UTF-32 simply represents each Unicode code point as the 32-bit integer of the same value. It’s clearly the most convenient representation for internal processing, but uses significantly more memory than necessary if used as a general string representation.

UTF-16 uses sequences of one or two unsigned 16-bit code units to encode Unicode code points. Values U+0000 to U+FFFF are encoded in one 16-bit unit with the same value. Supplementary characters are encoded in two code units, the first from the high-surrogates range (U+D800 to U+DBFF), the second from the low-surrogates range (U+DC00 to U+DFFF). This may seem similar in concept to multi-byte encodings, but there is an important difference: The values U+D800 to U+DFFF are reserved for use in UTF-16; no characters are assigned to them as code points. This means, software can tell for each individual code unit in a string whether it represents a one-unit character or whether it is the first or second unit of a two-unit character. This is a significant improvement over some traditional multi-byte character encodings, where the byte value 0x41 could mean the letter “A” or be the second byte of a two-byte character.

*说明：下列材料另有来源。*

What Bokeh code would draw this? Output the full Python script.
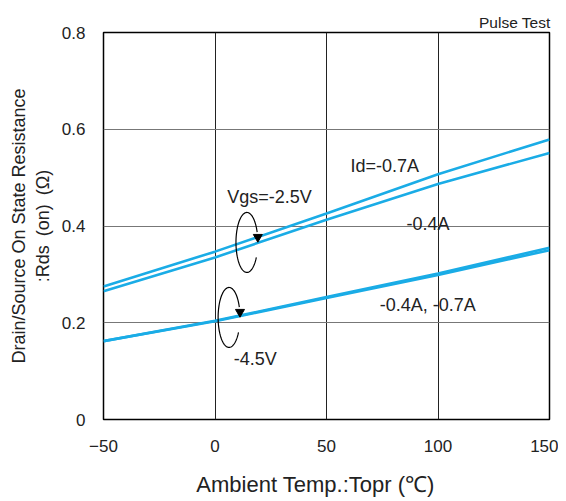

UTF-8 uses sequences of one to four bytes to encode Unicode code points. U+0000 to U+007F are encoded in one byte, U+0080 to U+07FF in two bytes, U+0800 to U+FFFF in three bytes, and U+10000 to U+10FFFF in four bytes. UTF-8 is designed so that the byte values 0x00 to 0x7F always represent code points U+0000 to U+007F (the Basic Latin block, which corresponds to the ASCII character set). These byte values never occur in the representation of other code points, a characteristic that makes UTF-8 convenient to use in software that assigns special meanings to certain ASCII characters.


Unicode 万国码为解决这一问题诞生,Unicode收集世界所有符号,将其纳入其中以对应方式编码成二进制,从而将世界上所有字符在对应unicode编码方式下有了唯一对应的二进制码,这样一来大家全部用万国码就不需要关注文件的方式,乱码问题随之解决;